>> Start Data excerpts
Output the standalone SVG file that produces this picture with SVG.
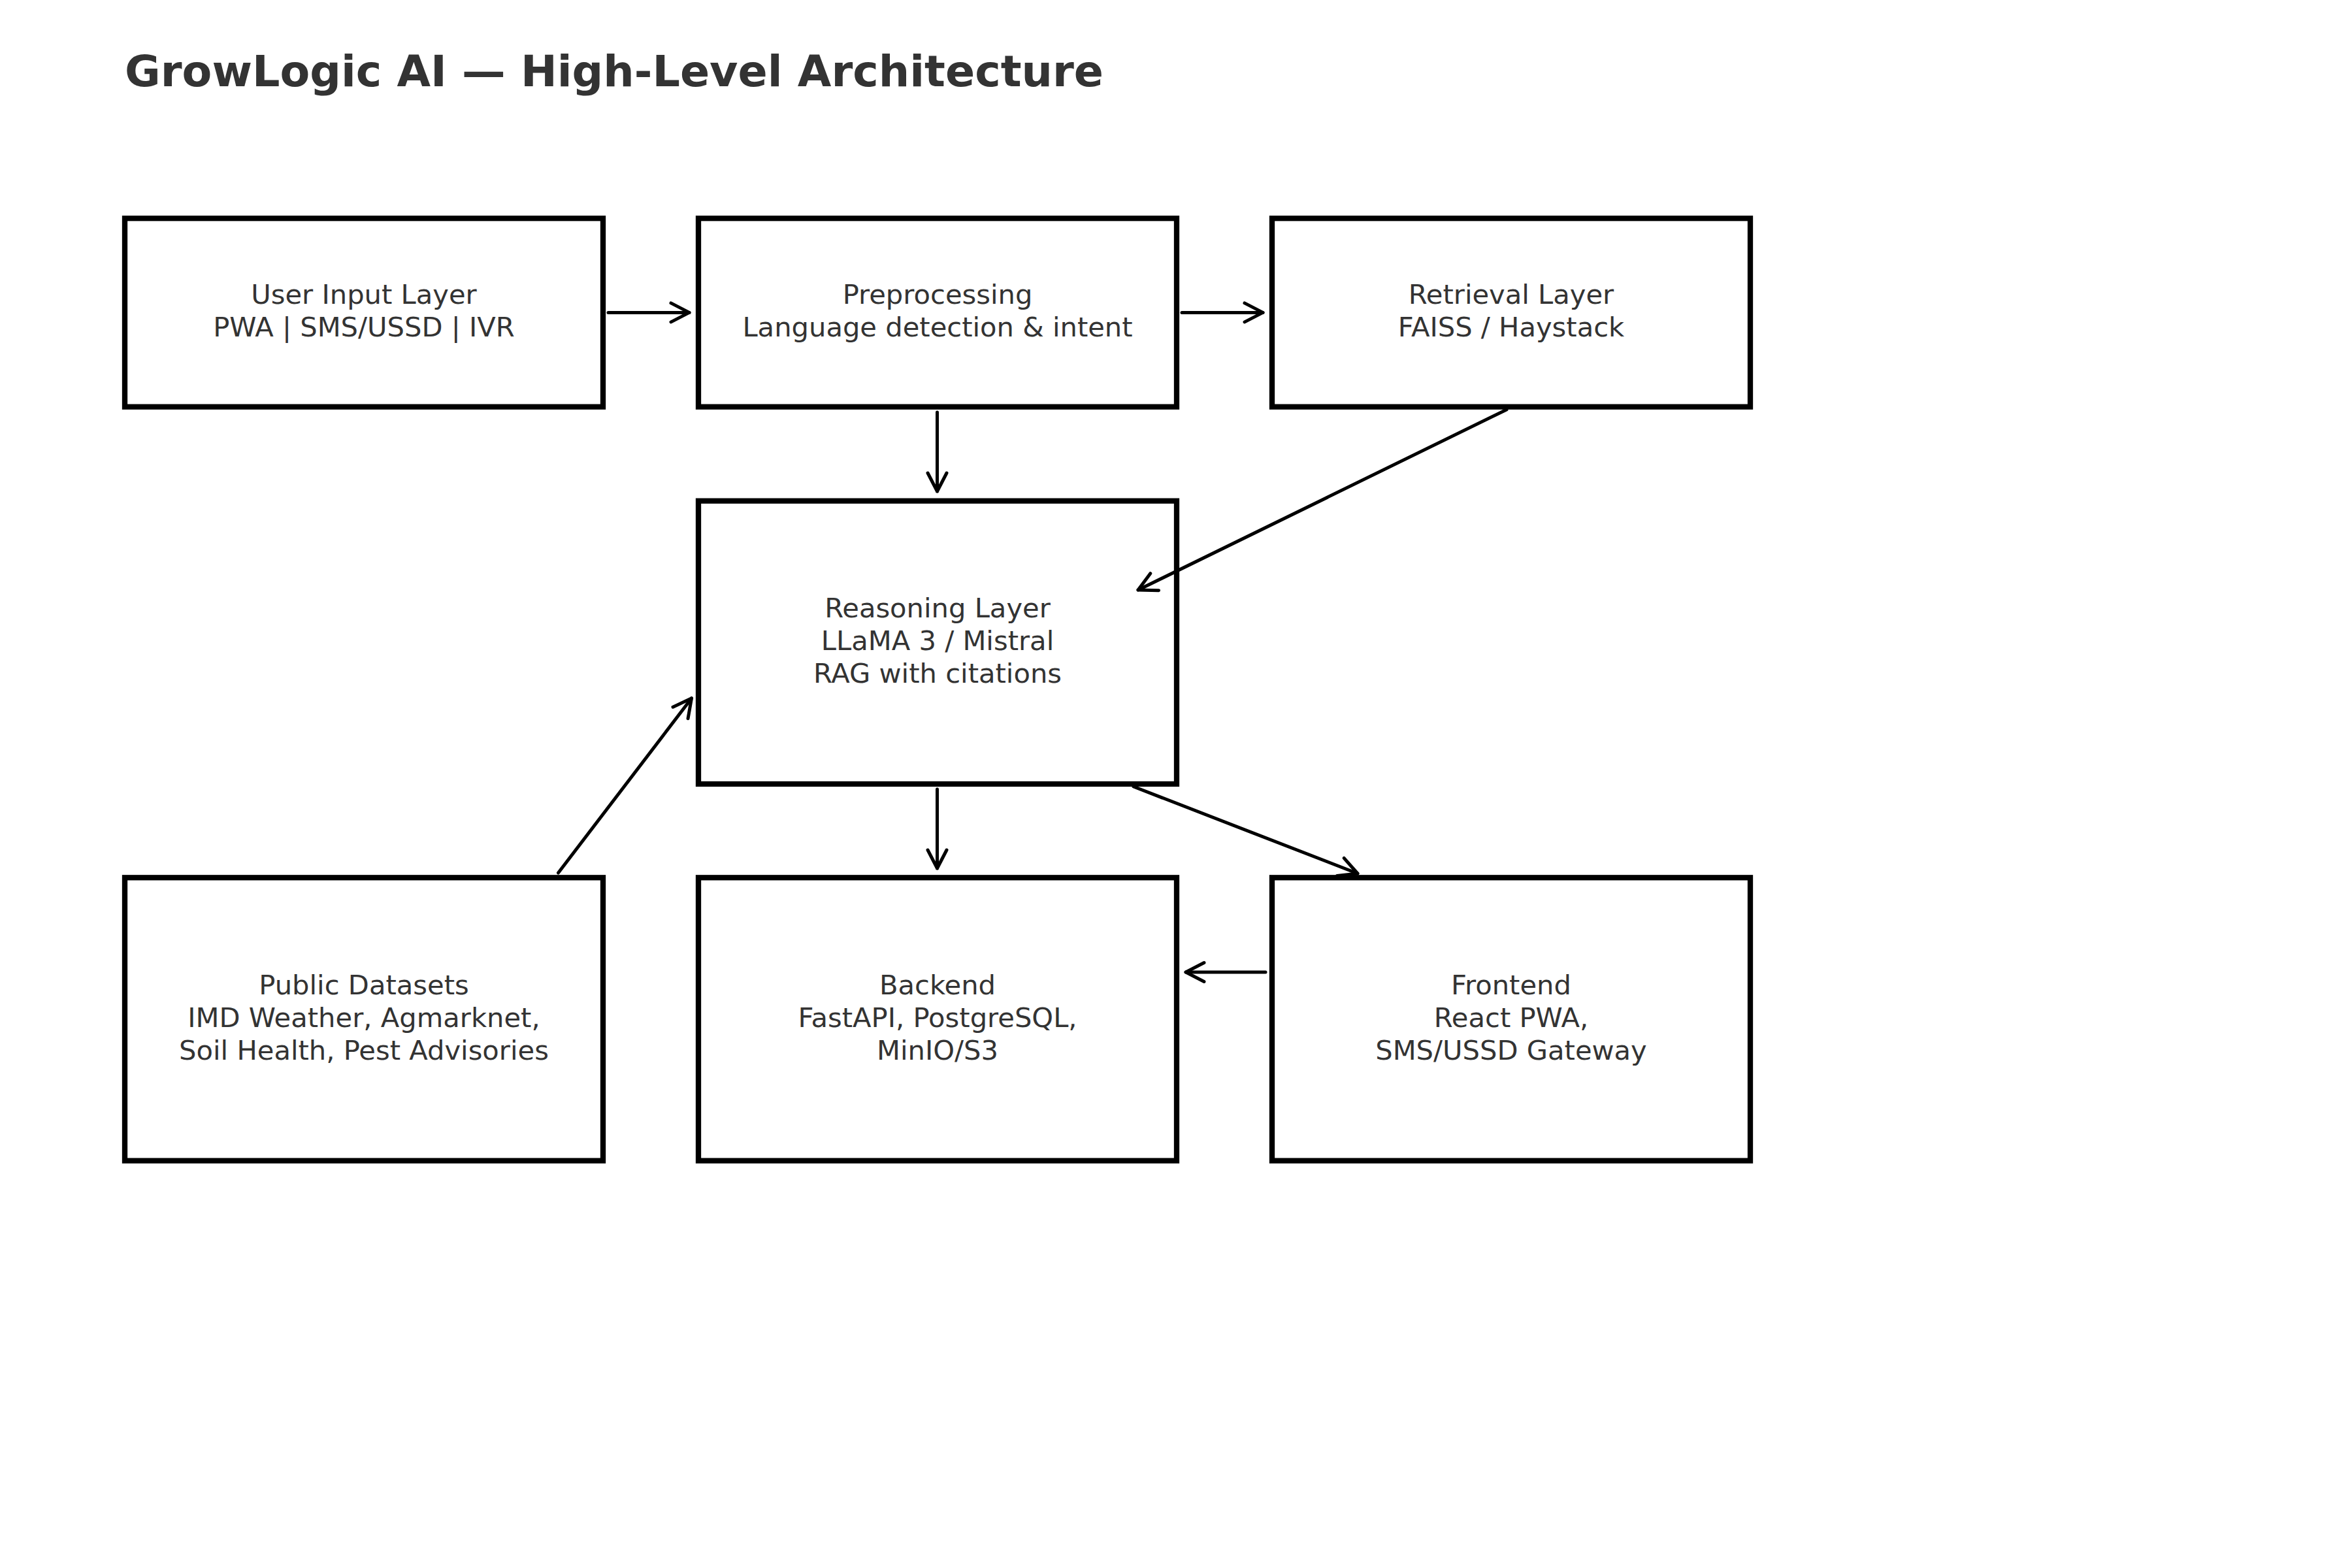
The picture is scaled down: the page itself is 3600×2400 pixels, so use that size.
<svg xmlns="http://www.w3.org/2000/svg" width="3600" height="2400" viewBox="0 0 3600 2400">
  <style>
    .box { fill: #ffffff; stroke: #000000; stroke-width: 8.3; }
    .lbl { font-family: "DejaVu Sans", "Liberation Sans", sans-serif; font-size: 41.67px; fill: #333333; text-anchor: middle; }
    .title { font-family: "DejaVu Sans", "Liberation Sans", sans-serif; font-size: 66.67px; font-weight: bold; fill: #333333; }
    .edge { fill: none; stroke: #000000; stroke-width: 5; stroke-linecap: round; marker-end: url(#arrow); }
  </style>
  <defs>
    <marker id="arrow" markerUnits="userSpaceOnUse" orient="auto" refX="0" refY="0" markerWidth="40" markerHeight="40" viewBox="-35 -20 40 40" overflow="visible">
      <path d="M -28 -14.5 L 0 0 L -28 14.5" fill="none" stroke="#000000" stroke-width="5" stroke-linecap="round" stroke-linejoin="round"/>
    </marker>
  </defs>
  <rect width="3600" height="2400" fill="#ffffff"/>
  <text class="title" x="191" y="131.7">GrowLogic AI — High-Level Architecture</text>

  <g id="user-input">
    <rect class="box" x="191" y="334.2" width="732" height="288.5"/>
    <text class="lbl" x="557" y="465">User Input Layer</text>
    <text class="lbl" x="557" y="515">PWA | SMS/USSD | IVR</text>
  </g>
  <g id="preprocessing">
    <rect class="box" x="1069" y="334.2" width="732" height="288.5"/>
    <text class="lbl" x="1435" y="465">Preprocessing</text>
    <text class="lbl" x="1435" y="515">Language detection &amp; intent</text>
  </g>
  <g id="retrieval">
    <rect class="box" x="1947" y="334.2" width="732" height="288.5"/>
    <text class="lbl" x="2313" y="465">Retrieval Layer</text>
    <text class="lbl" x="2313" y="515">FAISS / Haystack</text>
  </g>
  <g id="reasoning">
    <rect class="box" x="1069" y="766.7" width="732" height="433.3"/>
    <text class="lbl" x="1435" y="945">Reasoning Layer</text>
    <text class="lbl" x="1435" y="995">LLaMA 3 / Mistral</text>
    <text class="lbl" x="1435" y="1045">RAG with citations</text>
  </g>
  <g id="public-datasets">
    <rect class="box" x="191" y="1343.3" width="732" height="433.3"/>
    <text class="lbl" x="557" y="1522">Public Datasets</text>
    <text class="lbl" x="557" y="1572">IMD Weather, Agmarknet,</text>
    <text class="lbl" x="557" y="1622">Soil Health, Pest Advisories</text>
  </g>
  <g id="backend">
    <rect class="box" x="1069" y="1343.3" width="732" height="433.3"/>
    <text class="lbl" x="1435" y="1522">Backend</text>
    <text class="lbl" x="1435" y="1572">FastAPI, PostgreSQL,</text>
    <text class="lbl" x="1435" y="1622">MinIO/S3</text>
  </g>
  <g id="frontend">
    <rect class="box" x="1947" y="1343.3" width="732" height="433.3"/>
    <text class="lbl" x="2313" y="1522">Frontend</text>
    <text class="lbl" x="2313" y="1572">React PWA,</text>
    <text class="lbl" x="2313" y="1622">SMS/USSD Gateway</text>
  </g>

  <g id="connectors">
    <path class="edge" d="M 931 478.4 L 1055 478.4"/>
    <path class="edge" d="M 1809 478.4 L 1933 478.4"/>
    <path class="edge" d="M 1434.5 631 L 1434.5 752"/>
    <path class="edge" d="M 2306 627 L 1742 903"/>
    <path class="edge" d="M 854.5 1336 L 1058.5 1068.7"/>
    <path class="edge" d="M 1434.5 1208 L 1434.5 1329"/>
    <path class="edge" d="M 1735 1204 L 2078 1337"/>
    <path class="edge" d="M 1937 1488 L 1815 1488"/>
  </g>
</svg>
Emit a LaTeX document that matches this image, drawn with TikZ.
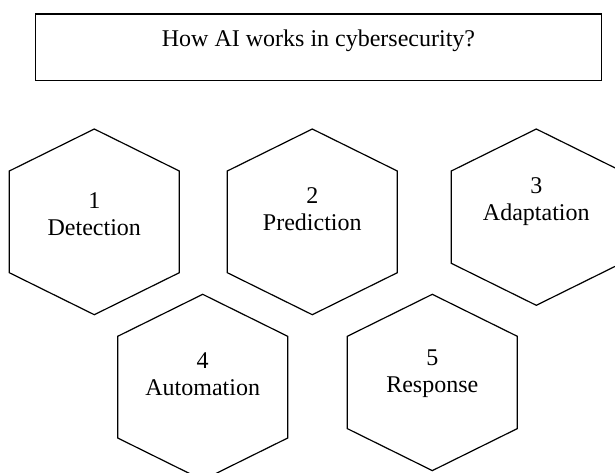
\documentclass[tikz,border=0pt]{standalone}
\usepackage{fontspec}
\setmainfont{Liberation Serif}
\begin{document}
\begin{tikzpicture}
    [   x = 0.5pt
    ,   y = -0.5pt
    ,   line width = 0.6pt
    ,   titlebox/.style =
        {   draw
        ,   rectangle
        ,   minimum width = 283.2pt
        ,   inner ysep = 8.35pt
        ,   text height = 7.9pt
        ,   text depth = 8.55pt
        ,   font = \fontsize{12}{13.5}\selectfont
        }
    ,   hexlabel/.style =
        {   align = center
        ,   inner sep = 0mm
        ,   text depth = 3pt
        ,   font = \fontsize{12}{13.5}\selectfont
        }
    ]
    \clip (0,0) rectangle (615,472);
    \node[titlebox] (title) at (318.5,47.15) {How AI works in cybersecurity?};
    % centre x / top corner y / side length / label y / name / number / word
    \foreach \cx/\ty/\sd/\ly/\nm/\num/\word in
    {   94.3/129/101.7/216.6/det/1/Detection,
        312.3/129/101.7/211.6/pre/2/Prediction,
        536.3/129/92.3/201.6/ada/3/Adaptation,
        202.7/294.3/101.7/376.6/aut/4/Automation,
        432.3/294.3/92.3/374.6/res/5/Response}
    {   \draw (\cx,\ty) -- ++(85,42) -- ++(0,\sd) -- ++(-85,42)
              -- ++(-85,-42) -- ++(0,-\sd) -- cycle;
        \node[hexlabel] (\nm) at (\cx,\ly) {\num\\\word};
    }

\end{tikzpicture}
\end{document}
>> End Data excerpts
● **Task directions**: Quote the material in full and exactly; do not carry over its pictures.

● **Result for this exercise**:
Output the standalone SVG file that produces this picture with SVG.
The picture is scaled down: the page itself is 3600×2400 pixels, so use that size.
<svg xmlns="http://www.w3.org/2000/svg" width="3600" height="2400" viewBox="0 0 3600 2400">
  <style>
    .box { fill: #ffffff; stroke: #000000; stroke-width: 8.3; }
    .lbl { font-family: "DejaVu Sans", "Liberation Sans", sans-serif; font-size: 41.67px; fill: #333333; text-anchor: middle; }
    .title { font-family: "DejaVu Sans", "Liberation Sans", sans-serif; font-size: 66.67px; font-weight: bold; fill: #333333; }
    .edge { fill: none; stroke: #000000; stroke-width: 5; stroke-linecap: round; marker-end: url(#arrow); }
  </style>
  <defs>
    <marker id="arrow" markerUnits="userSpaceOnUse" orient="auto" refX="0" refY="0" markerWidth="40" markerHeight="40" viewBox="-35 -20 40 40" overflow="visible">
      <path d="M -28 -14.5 L 0 0 L -28 14.5" fill="none" stroke="#000000" stroke-width="5" stroke-linecap="round" stroke-linejoin="round"/>
    </marker>
  </defs>
  <rect width="3600" height="2400" fill="#ffffff"/>
  <text class="title" x="191" y="131.7">GrowLogic AI — High-Level Architecture</text>

  <g id="user-input">
    <rect class="box" x="191" y="334.2" width="732" height="288.5"/>
    <text class="lbl" x="557" y="465">User Input Layer</text>
    <text class="lbl" x="557" y="515">PWA | SMS/USSD | IVR</text>
  </g>
  <g id="preprocessing">
    <rect class="box" x="1069" y="334.2" width="732" height="288.5"/>
    <text class="lbl" x="1435" y="465">Preprocessing</text>
    <text class="lbl" x="1435" y="515">Language detection &amp; intent</text>
  </g>
  <g id="retrieval">
    <rect class="box" x="1947" y="334.2" width="732" height="288.5"/>
    <text class="lbl" x="2313" y="465">Retrieval Layer</text>
    <text class="lbl" x="2313" y="515">FAISS / Haystack</text>
  </g>
  <g id="reasoning">
    <rect class="box" x="1069" y="766.7" width="732" height="433.3"/>
    <text class="lbl" x="1435" y="945">Reasoning Layer</text>
    <text class="lbl" x="1435" y="995">LLaMA 3 / Mistral</text>
    <text class="lbl" x="1435" y="1045">RAG with citations</text>
  </g>
  <g id="public-datasets">
    <rect class="box" x="191" y="1343.3" width="732" height="433.3"/>
    <text class="lbl" x="557" y="1522">Public Datasets</text>
    <text class="lbl" x="557" y="1572">IMD Weather, Agmarknet,</text>
    <text class="lbl" x="557" y="1622">Soil Health, Pest Advisories</text>
  </g>
  <g id="backend">
    <rect class="box" x="1069" y="1343.3" width="732" height="433.3"/>
    <text class="lbl" x="1435" y="1522">Backend</text>
    <text class="lbl" x="1435" y="1572">FastAPI, PostgreSQL,</text>
    <text class="lbl" x="1435" y="1622">MinIO/S3</text>
  </g>
  <g id="frontend">
    <rect class="box" x="1947" y="1343.3" width="732" height="433.3"/>
    <text class="lbl" x="2313" y="1522">Frontend</text>
    <text class="lbl" x="2313" y="1572">React PWA,</text>
    <text class="lbl" x="2313" y="1622">SMS/USSD Gateway</text>
  </g>

  <g id="connectors">
    <path class="edge" d="M 931 478.4 L 1055 478.4"/>
    <path class="edge" d="M 1809 478.4 L 1933 478.4"/>
    <path class="edge" d="M 1434.5 631 L 1434.5 752"/>
    <path class="edge" d="M 2306 627 L 1742 903"/>
    <path class="edge" d="M 854.5 1336 L 1058.5 1068.7"/>
    <path class="edge" d="M 1434.5 1208 L 1434.5 1329"/>
    <path class="edge" d="M 1735 1204 L 2078 1337"/>
    <path class="edge" d="M 1937 1488 L 1815 1488"/>
  </g>
</svg>
Emit a LaTeX document that matches this image, drawn with TikZ.
\documentclass[tikz,border=0pt]{standalone}
\usepackage{fontspec}
\setmainfont{Liberation Serif}
\begin{document}
\begin{tikzpicture}
    [   x = 0.5pt
    ,   y = -0.5pt
    ,   line width = 0.6pt
    ,   titlebox/.style =
        {   draw
        ,   rectangle
        ,   minimum width = 283.2pt
        ,   inner ysep = 8.35pt
        ,   text height = 7.9pt
        ,   text depth = 8.55pt
        ,   font = \fontsize{12}{13.5}\selectfont
        }
    ,   hexlabel/.style =
        {   align = center
        ,   inner sep = 0mm
        ,   text depth = 3pt
        ,   font = \fontsize{12}{13.5}\selectfont
        }
    ]
    \clip (0,0) rectangle (615,472);
    \node[titlebox] (title) at (318.5,47.15) {How AI works in cybersecurity?};
    % centre x / top corner y / side length / label y / name / number / word
    \foreach \cx/\ty/\sd/\ly/\nm/\num/\word in
    {   94.3/129/101.7/216.6/det/1/Detection,
        312.3/129/101.7/211.6/pre/2/Prediction,
        536.3/129/92.3/201.6/ada/3/Adaptation,
        202.7/294.3/101.7/376.6/aut/4/Automation,
        432.3/294.3/92.3/374.6/res/5/Response}
    {   \draw (\cx,\ty) -- ++(85,42) -- ++(0,\sd) -- ++(-85,42)
              -- ++(-85,-42) -- ++(0,-\sd) -- cycle;
        \node[hexlabel] (\nm) at (\cx,\ly) {\num\\\word};
    }

\end{tikzpicture}
\end{document}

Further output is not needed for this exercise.